重粒子線治療(heavy particle radiation therapy)

定義

重粒子線治療(heavy particle radiation therapy)とは、重粒子線を用いた放射線治療である。

放射線は電磁波放射線(X線、γ線)と粒子線(電子線、陽子線、中性子線、重イオン線など)に大別される。
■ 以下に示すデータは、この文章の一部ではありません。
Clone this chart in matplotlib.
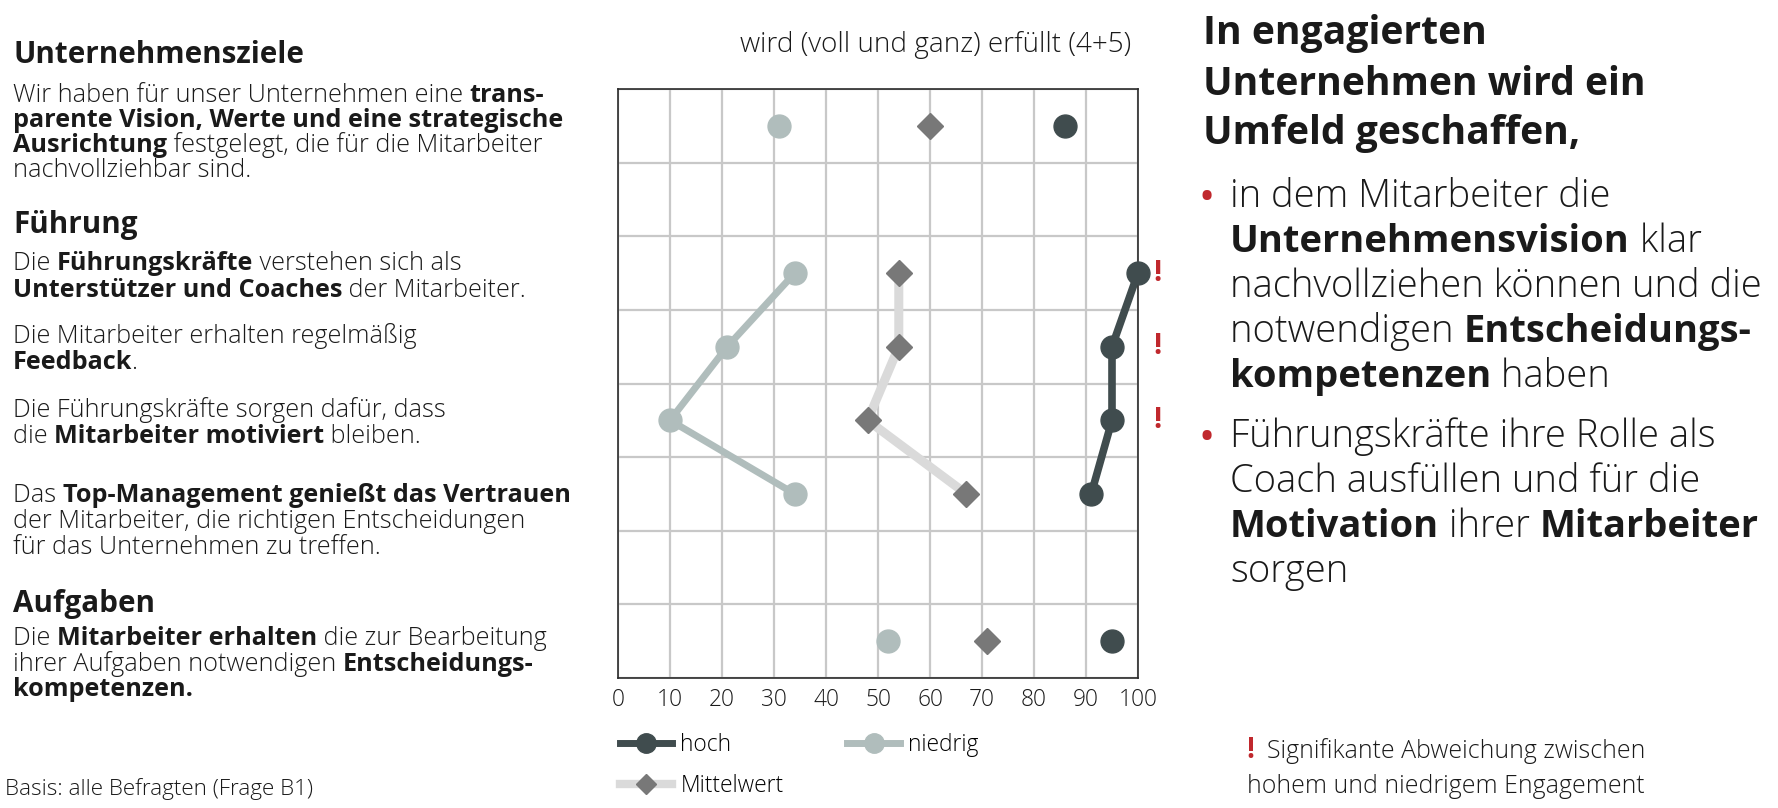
import matplotlib.pyplot as plt
from matplotlib.lines import Line2D

plt.rcParams['font.family'] = ['Open Sans', 'DejaVu Sans']

W, H = 1778, 808

# chart data: row position of each statement (8 slots, 0 = top) and values in %
item_rows = [0, 2, 3, 4, 5, 7]
hoch = [86, 100, 95, 95, 91, 95]
niedrig = [31, 34, 21, 10, 34, 52]
mittel = [60, 54, 54, 48, 67, 71]
significant = [False, True, True, True, False, False]
linked = slice(1, 5)  # the four "Führung" items are connected
n_slots = 8
xticks = list(range(0, 101, 10))

C_HOCH = '#404c4e'
C_NIED = '#b0bdbc'
C_MITT = '#787878'
C_MITT_LINE = '#dadada'
C_RED = '#c0282d'
C_TXT = '#1a1a1a'
REG = 'light'

fig = plt.figure(figsize=(W / 100, H / 100), dpi=100)
renderer = fig.canvas.get_renderer()


def width(txt, size, bold):
    w8 = 'bold' if bold else REG
    t = fig.text(0, 0, txt + '|', fontsize=size, fontweight=w8)
    b = fig.text(0, 0, '|', fontsize=size, fontweight=w8)
    w = t.get_window_extent(renderer).width - b.get_window_extent(renderer).width
    t.remove()
    b.remove()
    return w


def fit(parts, target_px):
    # font size at which the given line is target_px wide
    return 10 * target_px / sum(width(t, 10, b) for t, b in parts)


def rich(x, y, parts, size, color=C_TXT):
    for txt, bold in parts:
        fig.text(x / W, 1 - y / H, txt, fontsize=size, color=color,
                 fontweight='bold' if bold else REG, va='baseline', ha='left')
        x += width(txt, size, bold)


def plain(x, y, txt, size, bold=False, color=C_TXT, ha='left'):
    fig.text(x / W, 1 - y / H, txt, fontsize=size, color=color, ha=ha, va='baseline',
             fontweight='bold' if bold else REG)


SMALL = fit([('Mittelwert', False)], 103)

ax = fig.add_axes([618 / W, 1 - 678 / H, (1138 - 618) / W, (678 - 89) / H])

rows_l = item_rows[linked]
ax.plot(mittel[linked], rows_l, color=C_MITT_LINE, lw=6.5, solid_capstyle='butt', zorder=2)
ax.plot(niedrig[linked], rows_l, color=C_NIED, lw=5, zorder=2)
ax.plot(hoch[linked], rows_l, color=C_HOCH, lw=5.5, zorder=2)
ax.plot(mittel, item_rows, ls='none', marker='D', ms=13, color=C_MITT, zorder=3)
ax.plot(niedrig, item_rows, ls='none', marker='o', ms=16.5, color=C_NIED, zorder=3)
ax.plot(hoch, item_rows, ls='none', marker='o', ms=16.5, color=C_HOCH, zorder=4, clip_on=False)

for r, sig in zip(item_rows, significant):
    if sig:
        ax.text(1.037, r, '!', transform=ax.get_yaxis_transform(), color=C_RED,
                fontsize=21, fontweight='bold', ha='center', va='center')

ax.set_xlim(0, 100)
ax.set_ylim(n_slots - 0.5, -0.5)
ax.set_xticks(xticks)
ax.set_yticks([i - 0.5 for i in range(n_slots + 1)])
ax.set_yticklabels([])
ax.tick_params(length=0, labelsize=SMALL, pad=7, colors=C_TXT)
for lab in ax.get_xticklabels():
    lab.set_fontweight(REG)
ax.grid(True, color='#c8c8c8', lw=1.6)
ax.set_axisbelow(True)
for s in ax.spines.values():
    s.set_color('#2a2a2a')
    s.set_linewidth(1.2)

handles = [
    Line2D([], [], color=C_HOCH, lw=5, marker='o', ms=14),
    Line2D([], [], color=C_MITT_LINE, lw=6, marker='D', ms=10, mfc=C_MITT, mec=C_MITT),
    Line2D([], [], color=C_NIED, lw=5, marker='o', ms=14),
]
fig.legend(handles, ['hoch', 'Mittelwert', 'niedrig'], ncol=2, frameon=False,
           loc='upper left', bbox_to_anchor=(620 / W, 1 - 733 / H),
           prop={'size': SMALL, 'weight': REG}, handlelength=2.3, handletextpad=0.35,
           columnspacing=2.8, labelspacing=0.75, borderpad=0, borderaxespad=0)

# left text block
LX = 13
BODY = fit([('Das ', False), ('Top-Management genießt das Vertrauen', True)], 560)
HEAD = fit([('Unternehmensziele', True)], 291)
plain(LX, 63, 'Unternehmensziele', HEAD, bold=True)
rich(LX, 102, [('Wir haben für unser Unternehmen eine ', False), ('trans-', True)], BODY)
rich(LX, 127, [('parente Vision, Werte und eine strategische', True)], BODY)
rich(LX, 152, [('Ausrichtung', True), (' festgelegt, die für die Mitarbeiter', False)], BODY)
rich(LX, 177, [('nachvollziehbar sind.', False)], BODY)
plain(LX, 233, 'Führung', HEAD, bold=True)
rich(LX, 270, [('Die ', False), ('Führungskräfte', True), (' verstehen sich als', False)], BODY)
rich(LX, 297, [('Unterstützer und Coaches', True), (' der Mitarbeiter.', False)], BODY)
rich(LX, 343, [('Die Mitarbeiter erhalten regelmäßig', False)], BODY)
rich(LX, 369, [('Feedback', True), ('.', False)], BODY)
rich(LX, 417, [('Die Führungskräfte sorgen dafür, dass', False)], BODY)
rich(LX, 443, [('die ', False), ('Mitarbeiter motiviert', True), (' bleiben.', False)], BODY)
rich(LX, 502, [('Das ', False), ('Top-Management genießt das Vertrauen', True)], BODY)
rich(LX, 528, [('der Mitarbeiter, die richtigen Entscheidungen', False)], BODY)
rich(LX, 554, [('für das Unternehmen zu treffen.', False)], BODY)
plain(LX, 612, 'Aufgaben', HEAD, bold=True)
rich(LX, 645, [('Die ', False), ('Mitarbeiter erhalten', True), (' die zur Bearbeitung', False)], BODY)
rich(LX, 671, [('ihrer Aufgaben notwendigen ', False), ('Entscheidungs-', True)], BODY)
rich(LX, 696, [('kompetenzen.', True)], BODY)
basis = 'Basis: alle Befragten (Frage B1)'
plain(5, 795, basis, fit([(basis, False)], 308))

# chart title
title = 'wird (voll und ganz) erfüllt (4+5)'
plain(1131, 52, title, fit([(title, False)], 391), ha='right')

# right text block
RX = 1203
RH = fit([('Unternehmen wird ein', True)], 444)
RB = fit([('nachvollziehen können und die', False)], 532)
plain(RX, 44, 'In engagierten', RH, bold=True)
plain(RX, 95, 'Unternehmen wird ein', RH, bold=True)
plain(RX, 144, 'Umfeld geschaffen,', RH, bold=True)
BX = 1230
plain(1200, 207, '•', RB * 0.85, bold=True, color=C_RED)
rich(BX, 207, [('in dem Mitarbeiter die', False)], RB)
rich(BX, 252, [('Unternehmensvision', True), (' klar', False)], RB)
rich(BX, 297, [('nachvollziehen können und die', False)], RB)
rich(BX, 342, [('notwendigen ', False), ('Entscheidungs-', True)], RB)
rich(BX, 387, [('kompetenzen', True), (' haben', False)], RB)
plain(1200, 447, '•', RB * 0.85, bold=True, color=C_RED)
rich(BX, 447, [('Führungskräfte ihre Rolle als', False)], RB)
rich(BX, 492, [('Coach ausfüllen und für die', False)], RB)
rich(BX, 537, [('Motivation', True), (' ihrer ', False), ('Mitarbeiter', True)], RB)
rich(BX, 582, [('sorgen', False)], RB)

# significance note
note1 = 'Signifikante Abweichung zwischen'
NOTE = fit([(note1, False)], 378)
plain(1246, 758, '!', 20, bold=True, color=C_RED)
plain(1267, 758, note1, NOTE)
plain(1247, 793, 'hohem und niedrigem Engagement', NOTE)

fig.savefig('out.png', dpi=100)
重粒子線は粒子線のうち、電子線よりも質量の重い粒子線のことであり、現在臨床使用されているものでは、陽子線、中性子線、重イオン線(=炭素イオン線)の3種類のことである。

重粒子線治療の特徴

現在の放射線治療の中心はX線であり、重粒子線の特徴はX線との対比で理解されている。

物理学的特徴:陽子線、重イオン線はブラッグピークを形成するため、体内深部の腫瘍を照射する場合、正常臓器の被爆を低減することが可能である。

生物学的特徴:速中性子線、重イオン線は殺細胞効果に対する酸素依存性が低い。このことから低酸素な腫瘍細胞への殺細胞効果が期待できるが、絶対に有用であるかどうかは不明である。

臨床的には陽子線は分布のいいX線(生物学的効果はX線とほぼ同等)であり、炭素線は分布も生物学的効果もX線より優れている(特に肉腫に有効)というのがおよその認識である。